What I found out in my study of
the evolution of D1, is that G4 is found in all Cyanobacteria, see Figure 1 of our paper. And when you focus on G4 only, it appears to follow a
species tree of cyanobacteria, bear in mind that even D1 G4 have duplicated
several times (e.g. low-light vs high-light forms, the one in the far-red light
gene cluster). Nevertheless, it seems as if at least G4 had mostly been
inherited vertically. That is not to say that horizontal gene transfer has not
occurred, it certainly has occurred, but I don’t think to such an extent that
it would dominate the topology of the tree.
Because of that, then we also
concluded that the atypical D1 forms branched out before the most recent common
ancestor of Cyanobacteria, including the so-called microaerobic forms.
I do think that a post-GOE
ancestor of cyanobacteria is likely an artefact resulting from an overestimation
of the rates of evolution, and I think there are a number of reasons for this. It
turns out however that D1 and D2 are very susceptible to that because they are
so slowly evolving. That is why we focused on the concept of delta-T instead.

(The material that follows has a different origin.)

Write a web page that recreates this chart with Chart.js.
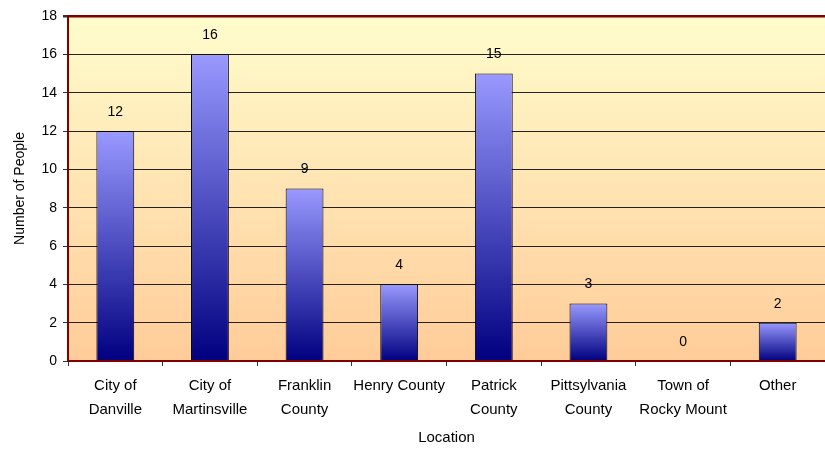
<!DOCTYPE html>
<html>
<head>
<meta charset="utf-8">
<style>
    html, body { margin: 0; padding: 0; background: #fff; }
    #wrap { width: 825px; height: 449px; }
</style>
<script src="https://cdn.jsdelivr.net/npm/chart.js@4"></script>
</head>
<body>
<div id="wrap"><canvas id="peopleChart" width="825" height="449"></canvas></div>
<script>
    // Chart data
    const locations = [
        ['City of', 'Danville'],
        ['City of', 'Martinsville'],
        ['Franklin', 'County'],
        'Henry County',
        ['Patrick', 'County'],
        ['Pittsylvania', 'County'],
        ['Town of', 'Rocky Mount'],
        'Other'
    ];
    const people = [12, 16, 9, 4, 15, 3, 0, 2];
    const yMin = 0;
    const yMax = 18;
    const yStep = 2;

    const fontFamily = '"Liberation Sans", Arial, sans-serif';

    // plot background gradient (yellow to peach)
    const plotBackground = {
        id: 'plotBackground',
        beforeDraw(chart) {
            const { ctx, chartArea } = chart;
            const g = ctx.createLinearGradient(0, chartArea.top, 0, chartArea.bottom);
            g.addColorStop(0, '#FFFCCC');
            g.addColorStop(1, '#FFCC99');
            ctx.save();
            ctx.fillStyle = g;
            ctx.fillRect(chartArea.left, chartArea.top, chartArea.right - chartArea.left, chartArea.bottom - chartArea.top);
            ctx.restore();
        }
    };

    // value labels above each bar
    const valueLabels = {
        id: 'valueLabels',
        afterDatasetsDraw(chart) {
            const { ctx } = chart;
            const meta = chart.getDatasetMeta(0);
            ctx.save();
            ctx.font = '14px ' + fontFamily;
            ctx.fillStyle = '#000';
            ctx.textAlign = 'center';
            ctx.textBaseline = 'middle';
            meta.data.forEach((bar, i) => {
                ctx.fillText(String(people[i]), bar.x, bar.y - 19);
            });
            ctx.restore();
        }
    };

    function barGradient(context) {
        const chart = context.chart;
        if (!chart.chartArea || context.parsed == null) return '#6666CC';
        const y = chart.scales.y;
        const top = y.getPixelForValue(context.parsed.y);
        const bottom = y.getPixelForValue(0);
        if (bottom - top < 1) return '#000080';
        const g = chart.ctx.createLinearGradient(0, top, 0, bottom);
        g.addColorStop(0, '#9999FF');
        g.addColorStop(1, '#000080');
        return g;
    }

    function createPeopleChart() {
        const ctx = document.getElementById('peopleChart').getContext('2d');
        new Chart(ctx, {
            type: 'bar',
            data: {
                labels: locations,
                datasets: [{
                    data: people,
                    backgroundColor: barGradient,
                    borderColor: '#000',
                    borderWidth: 1,
                    borderSkipped: 'bottom',
                    categoryPercentage: 1,
                    barPercentage: 0.4
                }]
            },
            plugins: [plotBackground, valueLabels],
            options: {
                responsive: false,
                animation: false,
                devicePixelRatio: 1,
                layout: { padding: { top: 16, right: 0, bottom: 0, left: 0 } },
                scales: {
                    y: {
                        min: yMin,
                        max: yMax,
                        afterFit(scale) { scale.width = 68; },
                        ticks: {
                            stepSize: yStep,
                            color: '#000',
                            padding: 6,
                            font: { family: fontFamily, size: 14 }
                        },
                        grid: {
                            color: function (c) {
                                return c.tick && c.tick.value === yMax ? '#800000' : '#222';
                            },
                            lineWidth: function (c) {
                                return c.tick && c.tick.value === yMax ? 2.5 : 1;
                            },
                            tickColor: '#333',
                            tickLength: 5
                        },
                        border: { color: '#800000', width: 2 },
                        title: {
                            display: true,
                            text: 'Number of People',
                            color: '#000',
                            font: { family: fontFamily, size: 14 },
                            padding: { top: 12, bottom: 0 }
                        }
                    },
                    x: {
                        afterFit(scale) { scale.height = 88; },
                        ticks: {
                            color: '#000',
                            padding: 8,
                            maxRotation: 0,
                            autoSkip: false,
                            font: { family: fontFamily, size: 15, lineHeight: 1.6 }
                        },
                        grid: {
                            offset: true,
                            drawOnChartArea: false,
                            color: '#333',
                            tickLength: 5
                        },
                        border: { color: '#800000', width: 2, z: 1 },
                        title: {
                            display: true,
                            text: 'Location',
                            color: '#000',
                            font: { family: fontFamily, size: 15 },
                            padding: { top: 0, bottom: 2 }
                        }
                    }
                },
                plugins: {
                    legend: { display: false },
                    tooltip: { enabled: false }
                }
            }
        });
    }

    createPeopleChart();
</script>
</body>
</html>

We did not focus on trying to
figure out if cyanobacteria occurred after or before the GOE, but on the span
of time between the duplication leading to D1 and D2, and standard PSII. We
concluded therefore that regardless of the exact timing for the MRCA of
cyanobacteria, delta-T will always be very large (1.0 billion years). We also found out that if
delta-T is made to be smaller, the rates of evolution will increase beyond what
is likely for these type of proteins, and quickly enough beyond what is
possible for any kind of protein.
So if the MRCA of cyanobacteria is found to be 2.5 Ga old, I think it would be reasonable to assume that the duplication leading to D1 and D2 occurred about 3.5 Ga... see what I mean?
In any case, I think that most
of the diversity of oxygenic phototrophs that have ever existed actually
predated the MRCA of cyanobacteria. That does not mean that such diversity had
to be abundant or globally distributed though.
Or being present only in environments where they can compete
with relatively ineffective D1s?
I'm not saying I think these necessarily happened. It just
leaves me with the feeling that we are missing something really big and
important in our assumptions.
I agree. Think about this:
There are three gene duplication
events that are exclusive to oxygenic photosynthesis. D1 and D2, the core of
PSII. CP43 and CP47, the core antenna of PSII. And PsaA and PsaB, the core of Photosystem
I.
All cyanobacteria today have a
form of oxygenic photosynthesis that have remained basically unchanged from Gloeobacter to avocados. In fact, most
of the sequence change in the evolution of Photosystem II and Photosystem I
that has ever occurred in the history of life, happened before the MRCA of
cyanobacteria. From the moment those key duplications occurred countless forms
of oxygenic phototrophic bacteria should have appeared spanning all of those
changes that are not accounted for in the known diversity. And given that these enzymes are some of the slowest evolving enzymes
we know of, the roots of oxygenic photosynthesis are likely placed deep in
time... early Archean deep. We are oblivious to such huge diversity. By the time cyanobacteria enters
the scene, when Gloeobacter split
from the rest, oxygenic photosynthesis had already reached a pretty
sophisticated stage.
So yeah, we are missing so much,
in fact, we’re probably missing most of it.